Irish athlete Steven Colvert has been in the same situation, he also served a two-year ban for doping; a ban he contested right until it expired.
He spent more than €12,000 of his family's money trying to clear his name. Colvert is back running now but it will never be the same.
"I have 100 percent fallen out of love with the sport," Colvert told RTÉ Sport.
"I can’t watch it anymore. It was my life for a long time, following rivals' races, following friends. It’s tough to see what could have potentially been. I run a bit now but it's not my whole focus and the support I got since I went back has been positive.
"I haven’t had people directly confront me and say 'what are you doing here, you are a doper'. I think a lot of people understand the situation. I was back and I was training in Irishtown with Crusaders.
"They were very welcoming because they felt an injustice was done. It felt like I had never left that there wasn’t any drama. But it’s always in the back of your mind because to a certain extent people are cowards they won’t say what they are thinking to your face, they will wait til your gone and they will say that guy shouldn’t be here at all.
"Any negativity I get is usually online. Not so much anymore as it is old news. But when it was happening people would always tack what you were saying onto doping."
Colvert tested positive for EPO in 2014 and when that happened, like Grobler, his world fell apart. He was National 200-metre champion in 2012 and just two-hundredths of a second off qualifying for the London Olympics. He was tipped for great things on the European stage.
"It’s turmoil. No longer being able to be Steven the runner really affected me.

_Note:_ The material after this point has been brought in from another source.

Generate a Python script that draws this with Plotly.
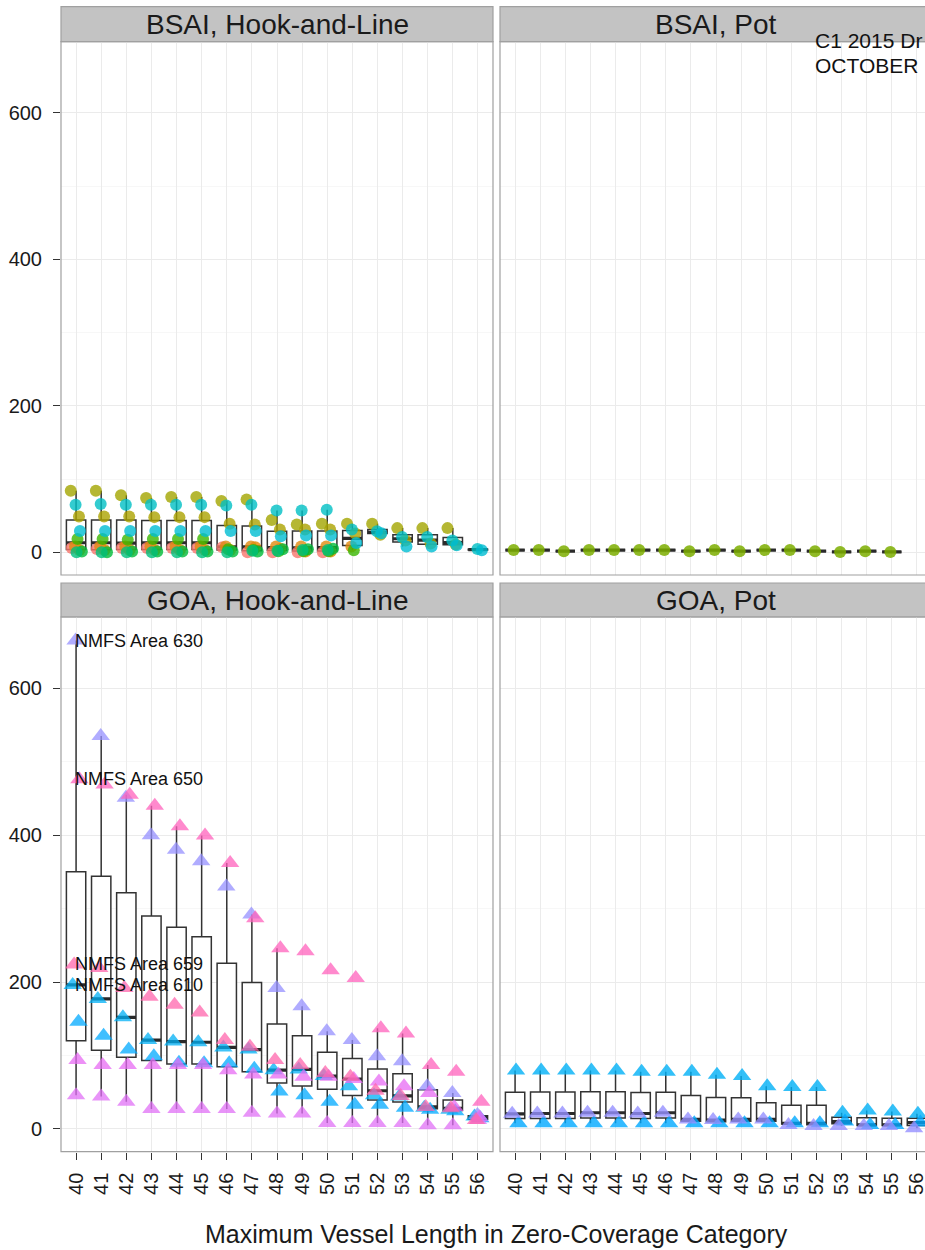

You have to realign who you are.
"I internalised it and ended up separating myself and I ended up separating myself from my friends and withdrew from friends.
"I probably should have talked to people about it but I alienated myself from pretty much anyone I knew because even though athletics isn’t a big sport you get the feeling that everybody knows your business and your story and they have already made an opinion about you."
Grobler's return to his chosen sport had seemed smooth after a year in France, but the debate over his Munster career means everyone now knows his business and public opinion would suggest his future lies away from the province.